Domains and attributes are concepts that allow researchers to understand and broadly categorize information. Indicators are the actual measures that communicate information about the state of and trends in HWB for a given system. They are most useful when the cost of gathering information about the entire system is high, so that information must be simplified into a set of easily quantifiable attributes that represent the entire system. Indicators have been the subject of considerable discussion in both the natural and social sciences, in disciplines such as economics, sociology, anthropology, psychology, ecology, forestry and many others. Due to the broad array of disciplinary approaches, definitions, and applications, the formulation of indicators varies widely depending on which ‘world view' is applied (Bowen and Riley, 2003). For example, the management community has focused on institutional measures of program performance while the ecological science community has worked to build indicators of the scope and scale of change in natural systems. The social science community has created social indicators to measure trends and changes in social systems.

Social indicators are societal measures that reflect people's circumstances in a given cultural or geographic unit. Land (1983) identifies three primarily uses for social indicators: monitoring (i.e., reporting for policy assessment), tracking (i.e., reporting for public enlightenment), and forecasting. Social indicators can focus on populations of interest such as the elderly, disabled, minorities, or women; or they can be used to track changes in geographic regions There are two types of social indicators for measuring human well-being: objective and subjective indicators (Diener and Suh, 1997; Costanza et al., 2007; Cummins, 2000). Objective indicators are those that can, in principle, be measured and verified in the "public domain," as expressed by Cummins (2000). Examples of objective social indicators include infant mortality, doctors per capita, and longevity (assessed for the health domain); and homicide rates, police per capita, and rates of rape (assessed for the personal safety domain). Objective indicator data can be gathered by observation or other forms of impersonal measurement, or by surveys that seek objective information from individual responses. The key feature of an objective indicator is the perspective: In principle, they measure attributes of human well-being that are publicly visible and have a uniform interpretation across individuals.
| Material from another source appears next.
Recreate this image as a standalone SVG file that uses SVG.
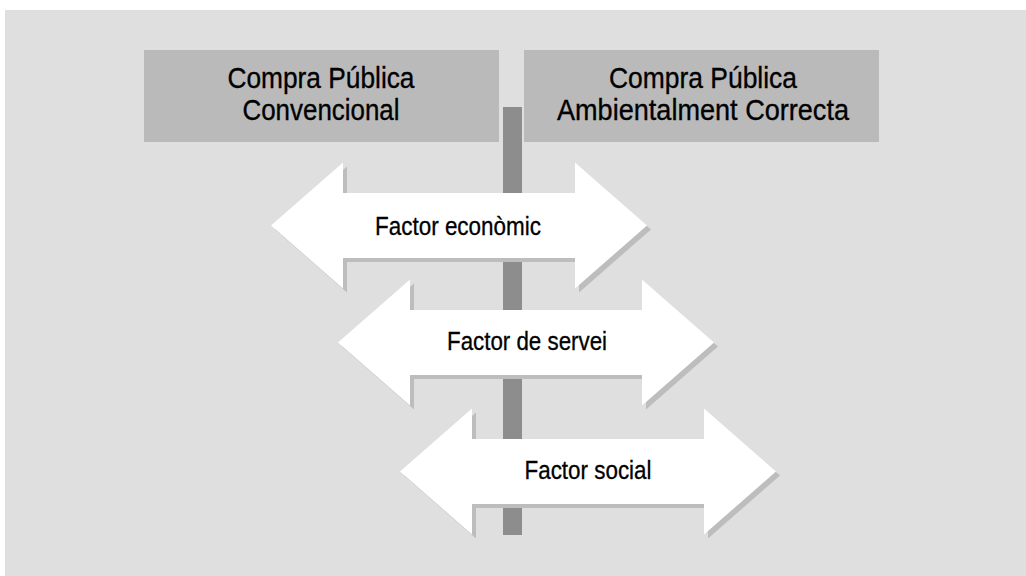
<svg xmlns="http://www.w3.org/2000/svg" xmlns:xlink="http://www.w3.org/1999/xlink" width="1026" height="576" viewBox="0 0 1026 576">
<style>
.hdr{fill:#bababa}
.ht{font-family:"Liberation Sans Narrow","Liberation Sans",Arial,sans-serif;font-size:30px;fill:#000;stroke:#000;stroke-width:0.35;text-anchor:middle}
.at{font-family:"Liberation Sans Narrow","Liberation Sans",Arial,sans-serif;font-size:26px;fill:#000;stroke:#000;stroke-width:0.3;text-anchor:middle}
.shadow{fill:#bdbdbd}
.arrow{fill:#ffffff}
</style>
<defs>
<path id="dbl" d="M0,0 L72,-63 L72,-32.5 L304,-32.5 L304,-63 L376,0 L304,63 L304,32.5 L72,32.5 L72,63 Z"/>
</defs>
<rect x="0" y="0" width="1026" height="576" fill="#ffffff"/>
<rect x="5" y="10" width="1021" height="566" fill="#dfdfdf"/>
<g id="header-conventional">
<rect class="hdr" x="144" y="50" width="355" height="92"/>
<text class="ht" x="321" y="88" textLength="187" lengthAdjust="spacingAndGlyphs">Compra Pública</text>
<text class="ht" x="321" y="120" textLength="157" lengthAdjust="spacingAndGlyphs">Convencional</text>
</g>
<g id="header-green">
<rect class="hdr" x="524" y="50" width="355" height="92"/>
<text class="ht" x="703" y="88" textLength="188" lengthAdjust="spacingAndGlyphs">Compra Pública</text>
<text class="ht" x="703" y="120" textLength="292" lengthAdjust="spacingAndGlyphs">Ambientalment Correcta</text>
</g>
<g id="connectors">
<rect x="503" y="107" width="19" height="428" fill="#8d8d8d"/>
</g>
<g id="factor-economic">
<use xlink:href="#dbl" class="shadow" transform="translate(275,229.5)"/>
<use xlink:href="#dbl" class="arrow" transform="translate(271,225.5)"/>
<text class="at" x="458" y="235" textLength="166" lengthAdjust="spacingAndGlyphs">Factor econòmic</text>
</g>
<g id="factor-servei">
<use xlink:href="#dbl" class="shadow" transform="translate(342,346.5)"/>
<use xlink:href="#dbl" class="arrow" transform="translate(338,342.5)"/>
<text class="at" x="527" y="350" textLength="160" lengthAdjust="spacingAndGlyphs">Factor de servei</text>
</g>
<g id="factor-social">
<use xlink:href="#dbl" class="shadow" transform="translate(404,475.5)"/>
<use xlink:href="#dbl" class="arrow" transform="translate(400,471.5)"/>
<text class="at" x="588" y="479" textLength="127" lengthAdjust="spacingAndGlyphs">Factor social</text>
</g>
</svg>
Objective social indicators help us understand how specific communities utilize resources or interact with the environment, but they do not measure how people feel about their place or their subjective experience influenced by the health of the environment. Subjective social indicators attempt to measure psychological satisfaction, happiness, and life fulfillment, which are private attributes of HWB in the sense of not being capable of independent observation and verification. By necessity, subjective social indicators are gathered through survey research instruments that ascertain the subjective reality in which people live. Sharpe (1999) describes this approach as "based on the belief that direct monitoring of key social-psychological states is necessary for an understanding of social change and the quality of life." Different domains lend themselves to being measured and tracked by different types of indicators. Material well-being and other basic economic attributes of HWB are amenable to being measured with objective indicators. These are often derived from data gathered by the U.S. Census Bureau or other government agencies. Even these domains, however, have important subjective elements, and so tracking both objective and subjective indicators will provide a more complete understanding of HWB and environmental considerations.

It is important to understand whether a social indicator has an unambiguous relation to HWB at either the individual or aggregate level, or whether it merely describes an attribute of HWB but without such a clear relation. If the first case holds, Land (1983) suggests that the indicator can then be used as a normative indicator, or one that can be directly tied to a social policy goal (Sharpe, 1999). The US Department of Health has defined normative welfare indicators in the following way:

"…a statistic of direct normative interest which facilitates concise, comprehensive and balanced judgments about the condition of major aspects of a society. It is, in all cases, a direct measure of welfare and is subject to the interpretation that if it changes in the ‘right' direction, while other things remain equal, things have gotten better, or people are better off. Thus, statistics on the numbers of doctors or policemen could not be social indicators, whereas figures on health or crime rates could be (Land, 1983)."

The use of normative social indicators in this sense requires that society agree about what needs to be improved, that agreement exists on what "improved" means, and that it is meaningful to aggregate the indicators to the level of aggregation at which policy can be defined (Land 1983). Normative social indicators are most useful when indicators are used for policy monitoring, and they can be either objective or subjective in nature.

If an indicator does not have a clear policy relation, it can still be used as a descriptive indicator (Land, 1983), and can again be either objective or subjective in nature. As Land (1983) notes, descriptive social indicators focus on "social measurement and analysis designed to improve our understanding of what the main features of society are, how they interrelate, and how these features and their relationships change." This type of indicator may be related to social policy objectives, but is not restricted to this use (Sharpe 1999). Descriptive social indicators come in many forms, and can vary greatly in the level of abstraction and aggregation, from a diverse set of statistical social indicators to an aggregated index of the state of society.

As should be clear from the discussion above, human well-being is a complex concept, impossible to observe and measure directly, from the viewpoint of an objective observer. Nevertheless, there is broad agreement on important areas such as HWB domains, some of which can be connected to Partnership goals and objectives. Thus, identifying social indicators for the Partnership’s efforts is a tractable task, although the basis for selecting a particular set of indicators is still daunting.

Key Points: Human well-being is difficult to define and measure from an objective point of view, but can be categorized in terms of its domains, such as material and emotional well-being, work and productive activity, and personal safety. Indicators connected to these domains can be objective or subjective in nature, and they can be normative (that is having an unambiguous relation to HWB) or descriptive.